Question : Trotsky avait parlé, lui, de « militarisation du travail », ce qui ne rend pas pour autant votre livre de 1932 acceptable pour un marxiste. Der Arbeiter a été violemment critiqué par Lukacs...

Ernst Jünger : Lukacs, que j’ai bien connu, a écrit ce qui correspondait aux vues de son idéologie et de son parti. Je ne suis pas antimarxiste. Au point de vue économique, Marx a mis en lumière des choses parfaitement exactes. Son analyse est une étape sur le chemin de mon « Travailleur ». En ce sens, Marx peut entrer dans mon propre système, mais moi je ne passe pas dans le sien, c’est toute la différence et elle est essentielle. Pour moi, Marx a mutilé Hegel en enfermant celui-ci, en le réduisant à une conception du monde trop rationnelle et économique... Et ce que j’ai voulu, au fond, réintroduire dans le Travailleur, c’est ce que Marx lui a enlevé, notamment ce que j’appellerai Weltgeist. Dans son époque, Marx n’est certes pas le seul à aller dans ce sens. Pensez à Darwin par exemple. Vous savez qu’il y a des botanistes tels que Fechner qui ont sur les plantes un regard quasiment mystique. Darwin, dans sa représentation de l’évolution, lui aussi, efface une dimension, retire, enlève quelque chose d’essentiel : il y a trop de temps dans sa conception.

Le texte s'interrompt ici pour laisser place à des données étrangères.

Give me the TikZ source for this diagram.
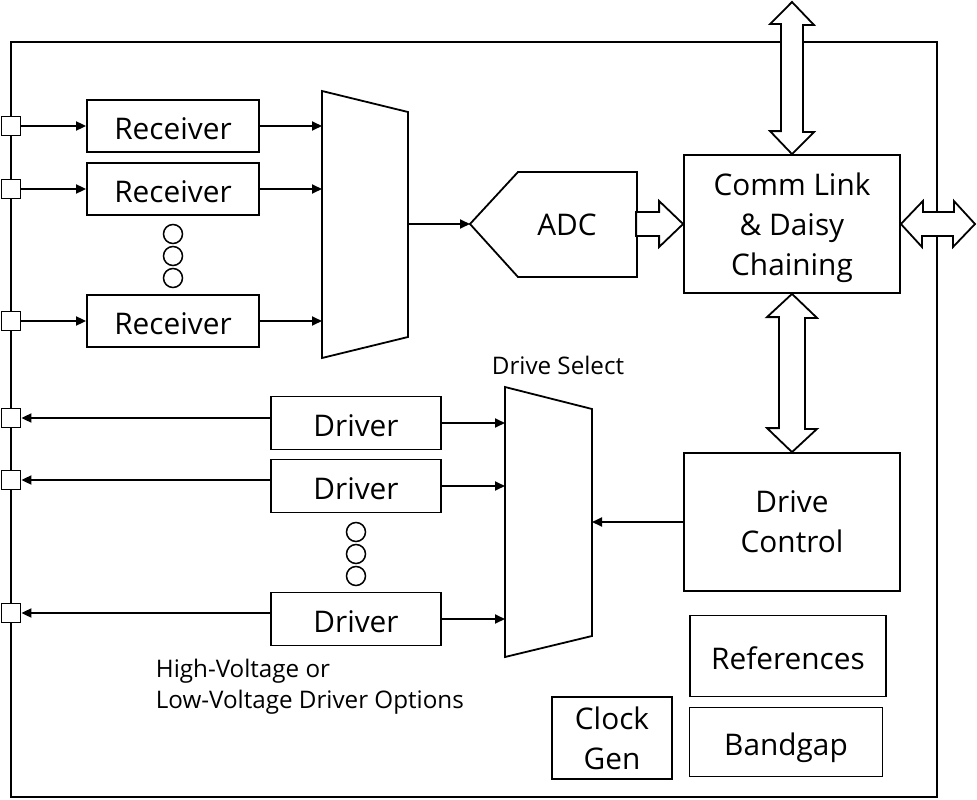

Il ne suffit pas d’introduire le temps, il faut aussi savoir l’extraire ! Et c’est sans doute pour éviter sur tous ces points de nombreux malentendus que j’ai toujours refusé de laisser rééditer ou traduire mon livre.
(...)
Question : La division systématique entre « droite » et « gauche » vous reste, disiez-vous, étrangère...

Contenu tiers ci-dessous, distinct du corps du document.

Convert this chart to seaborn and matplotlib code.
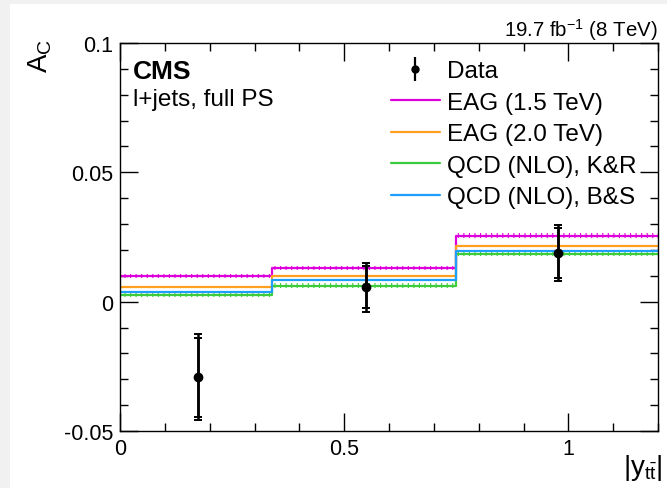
import numpy as np
import pandas as pd
import matplotlib
matplotlib.use('Agg')
import matplotlib.pyplot as plt
from matplotlib.patches import Rectangle
from matplotlib.lines import Line2D
import seaborn as sns

# ======================================
# Data
# ======================================

bin_edges = [0.0, 0.34, 0.75, 1.2]

models = ['EAG (1.5 TeV)', 'EAG (2.0 TeV)', 'QCD (NLO), K&R', 'QCD (NLO), B&S']
eag15 = [0.0099, 0.0130, 0.0255]
eag20 = [0.0058, 0.0100, 0.0217]
qcd_kr = [0.0027, 0.0062, 0.0186]
qcd_bs = [0.0036, 0.0084, 0.0196]

data_x = [0.173, 0.549, 0.978]
data_y = [-0.0292, 0.0056, 0.0187]
data_stat = [0.0152, 0.0082, 0.0097]
data_tot = [0.0166, 0.0095, 0.0108]

colors = ['#dd00dd', '#ffa020', '#3ccc3c', '#1e9eff']

# ======================================
# Build step table
# ======================================

rows = []
for name, vals in zip(models, [eag15, eag20, qcd_kr, qcd_bs]):
    ys = list(vals) + [vals[-1]]
    for e, v in zip(bin_edges, ys):
        rows.append({'edge': e, 'value': v, 'model': name})
steps = pd.DataFrame(rows)

# ======================================
# Plot
# ======================================

sns.set_theme(style='ticks')
plt.rcParams['font.family'] = ['Liberation Sans', 'DejaVu Sans']
plt.rcParams['mathtext.fontset'] = 'custom'
plt.rcParams['mathtext.rm'] = 'Liberation Sans'
plt.rcParams['mathtext.it'] = 'Liberation Sans:italic'
plt.rcParams['hatch.linewidth'] = 0.8
plt.rcParams['text.color'] = 'black'

fig = plt.figure(figsize=(6.67, 4.89), dpi=100)
fig.patch.set_facecolor('#f1f1f1')
fig.add_artist(Rectangle((10 / 667, 0), 1, 484 / 489, transform=fig.transFigure,
                         facecolor='white', edgecolor='none', zorder=-10))

ax = fig.add_axes([120 / 667, 1 - 432 / 489, 538 / 667, 388 / 489])
ax.set_facecolor('white')

# small hatched uncertainty bands
for vals, c in [(eag15, colors[0]), (qcd_kr, colors[2])]:
    ys = np.array(list(vals) + [vals[-1]])
    ax.fill_between(bin_edges, ys - 0.0009, ys + 0.0009, step='post',
                    facecolor='none', edgecolor=c, hatch='|||', linewidth=0)

sns.lineplot(
    data=steps, x='edge', y='value', hue='model', hue_order=models,
    palette=colors, drawstyle='steps-post', estimator=None, sort=False,
    linewidth=1.6, legend=False, ax=ax
)

# data points with stat and total errors
ax.errorbar(data_x, data_y, yerr=data_tot, fmt='none', ecolor='black',
            elinewidth=1.8, capsize=3, capthick=1.4, zorder=5)
ax.errorbar(data_x, data_y, yerr=data_stat, fmt='o', color='black',
            markersize=6, elinewidth=1.8, capsize=3, capthick=1.4, zorder=6)

ax.set_xlim(0, 1.2)
ax.set_ylim(-0.05, 0.1)
ax.set_xticks([0, 0.5, 1])
ax.set_xticklabels(['0', '0.5', '1'])
ax.set_yticks([-0.05, 0, 0.05, 0.1])
ax.set_yticklabels(['-0.05', '0', '0.05', '0.1'])
ax.set_xticks(np.arange(0, 1.21, 0.1), minor=True)
ax.set_yticks(np.arange(-0.05, 0.1001, 0.01), minor=True)
ax.tick_params(which='both', direction='in', top=True, right=True,
               labelsize=15.5, colors='black', width=1)
ax.tick_params(which='major', length=13, pad=5)
ax.tick_params(which='minor', length=6)
for s in ax.spines.values():
    s.set_color('black')
    s.set_linewidth(1)

ax.set_xlabel('')
ax.set_ylabel('')
fig.text(643 / 667, 1 - 468 / 489, r'|y$_{\mathregular{t\bar{t}}}$|', fontsize=20,
         ha='center', va='center')
fig.text(40 / 667, 1 - 56 / 489, r'A$_\mathregular{C}$', fontsize=20,
         rotation=90, ha='center', va='center')

fig.text(658 / 667, 1 - 30 / 489, r'19.7 fb$^{\mathregular{-1}}$ (8 TeV)',
         fontsize=14.7, ha='right', va='center')

fig.text(133 / 667, 1 - 72 / 489, 'CMS', fontsize=19, fontweight='bold',
         va='center', ha='left')
fig.text(133 / 667, 1 - 100 / 489, 'l+jets, full PS', fontsize=17.5,
         va='center', ha='left')

# legend
data_handle = ax.errorbar([], [], yerr=[], fmt='o', color='black',
                          markersize=5, elinewidth=1.6)
handles = [data_handle] + [Line2D([], [], color=c, linewidth=1.6) for c in colors]
labels = ['Data'] + models
ax.legend(handles, labels, loc='upper left',
          bbox_to_anchor=(379 / 667, 1 - 49 / 489), bbox_transform=fig.transFigure,
          frameon=False, fontsize=17.5, handlelength=2.0, handletextpad=0.3,
          labelspacing=0.39, borderpad=0, labelcolor='black')

fig.savefig('out.png', dpi=100, facecolor=fig.get_facecolor())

Ernst Jünger: Je ne l’accepte pas. Je pense que l’homme est un tout et lorsque quelqu’un me dit « je suis de droite » ou « je suis de gauche », j’ai l’impression qu’il se présente à moi comme une moitié d’homme ! Et c’est sans intérêt. Je travaille à la fois avec ma main droite et ma main gauche, mes deux hémisphères cérébraux, et il me paraît nécessaire que tout cela s’harmonise. On m’a parfois demandé ce que je pense de la démocratie... mais ce n’est qu’un mot : il y a cent démocraties !... Je me demande plutôt, dans tel ou tel cas, quel est l’homme qui la gouverne et comment il le fait. Lors d’un banquet des sept sages de la Grèce, l’un d’eux a dit : « La meilleure démocratie est celle qui ressemble le plus à la monarchie et la meilleure monarchie est celle qui se rapproche le plus de la démocratie. » Je crois même que c’est Solon qui a dit cela. Et, pour moi, il en va ainsi de la droite et de la gauche. Je trouve, par exemple, très positive l’action d’hommes de gauche arrivant au pouvoir et adoptant ensuite quelques idées conservatrices...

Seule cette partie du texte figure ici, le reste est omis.